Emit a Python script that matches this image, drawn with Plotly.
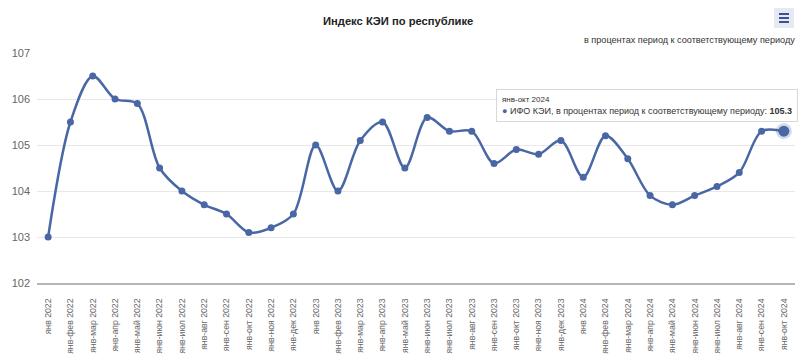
import plotly.graph_objects as go

categories = [
    "янв 2022", "янв-фев 2022", "янв-мар 2022", "янв-апр 2022", "янв-май 2022", "янв-июн 2022",
    "янв-июл 2022", "янв-авг 2022", "янв-сен 2022", "янв-окт 2022", "янв-ноя 2022", "янв-дек 2022",
    "янв 2023", "янв-фев 2023", "янв-мар 2023", "янв-апр 2023", "янв-май 2023", "янв-июн 2023",
    "янв-июл 2023", "янв-авг 2023", "янв-сен 2023", "янв-окт 2023", "янв-ноя 2023", "янв-дек 2023",
    "янв 2024", "янв-фев 2024", "янв-мар 2024", "янв-апр 2024", "янв-май 2024", "янв-июн 2024",
    "янв-июл 2024", "янв-авг 2024", "янв-сен 2024", "янв-окт 2024",
]
values = [
    103.0, 105.5, 106.5, 106.0, 105.9, 104.5, 104.0, 103.7, 103.5, 103.1, 103.2, 103.5,
    105.0, 104.0, 105.1, 105.5, 104.5, 105.6, 105.3, 105.3, 104.6, 104.9, 104.8, 105.1,
    104.3, 105.2, 104.7, 103.9, 103.7, 103.9, 104.1, 104.4, 105.3, 105.3,
]
y_ticks = [102, 103, 104, 105, 106, 107]
series_name = "ИФО КЭИ, в процентах период к соответствующему периоду"
title_text = "Индекс КЭИ по республике"
subtitle_text = "в процентах период к соответствующему периоду"

line_color = "#4a67a5"
sans = "Liberation Sans, Arial, sans-serif"

fig = go.Figure()
fig.add_trace(go.Scatter(
    x=categories, y=values, mode="lines+markers",
    line=dict(color=line_color, width=2.5, shape="spline", smoothing=0.9),
    marker=dict(color=line_color, size=7),
    name=series_name, hoverinfo="skip",
))
# highlighted last point
fig.add_trace(go.Scatter(
    x=[categories[-1]], y=[values[-1]], mode="markers",
    marker=dict(color=line_color, size=11, line=dict(color="rgba(74,103,165,0.25)", width=5)),
    hoverinfo="skip",
))

fig.update_layout(
    width=800, height=355,
    margin=dict(l=37, r=5, t=53, b=72),
    paper_bgcolor="white", plot_bgcolor="white",
    showlegend=False,
    font=dict(family=sans, color="#666666", size=9),
    xaxis=dict(
        type="category", categoryorder="array", categoryarray=categories,
        range=[-0.5, len(categories) - 0.5], automargin=False,
        tickangle=-90, tickfont=dict(family=sans, size=8.7, color="#666666"),
        showgrid=False, showline=True, linecolor="#b5b5b5", linewidth=2,
        ticks="outside", ticklen=10, tickcolor="rgba(0,0,0,0)", zeroline=False,
    ),
    yaxis=dict(
        range=[102, 107], tickvals=y_ticks, ticktext=[str(t) for t in y_ticks],
        automargin=False,
        showgrid=True, gridcolor="#e8e8e8", gridwidth=1, zeroline=False,
        tickfont=dict(family=sans, size=11, color="#666666"), ticks="", ticklabelstandoff=6,
    ),
    annotations=[
        dict(text="<b>" + title_text + "</b>", xref="paper", yref="paper",
             x=(398 - 37) / 758, y=(283 - 21) / 230, xanchor="center", yanchor="middle",
             showarrow=False, font=dict(family=sans, size=11.2, color="#222222")),
        dict(text=subtitle_text, xref="paper", yref="paper",
             x=(797 - 37) / 758, y=(283 - 40) / 230, xanchor="right", yanchor="middle",
             showarrow=False, font=dict(family=sans, size=9.1, color="#333333")),
        dict(text="<span style='font-size:8px'>" + categories[-1] + "</span><br>"
                  "<span style='color:" + line_color + "'>●</span> " + series_name + ": <b>" + f"{values[-1]:.1f}" + "</b>",
             x=categories[-1], y=values[-1], xanchor="right", yanchor="bottom",
             xshift=14, yshift=9, showarrow=False, align="left",
             bgcolor="rgba(255,255,255,0.96)", bordercolor="#d8d8d8", borderwidth=1, borderpad=5,
             font=dict(family=sans, size=9.0, color="#333333")),
    ],
    shapes=[
        dict(type="rect", xref="paper", yref="paper",
             x0=(774 - 37) / 758, x1=(794 - 37) / 758, y0=(283 - 28) / 230, y1=(283 - 8) / 230,
             fillcolor="#e6e9f2", line=dict(width=0)),
    ] + [
        dict(type="line", xref="paper", yref="paper",
             x0=(779 - 37) / 758, x1=(789 - 37) / 758, y0=(283 - yy) / 230, y1=(283 - yy) / 230,
             line=dict(color="#3f4f96", width=2))
        for yy in (14, 18, 22)
    ],
)

fig.write_html("out.html", config={"displayModeBar": False},
               post_script="document.body.style.margin='0';document.body.style.overflow='hidden';")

----

[Set task]:
Write out, word for word, the lines from the start of the data through the one holding "import plotly.graph_objects as go". Omit pictures.

[Exercise output]:
Emit a Python script that matches this image, drawn with Plotly.
import plotly.graph_objects as go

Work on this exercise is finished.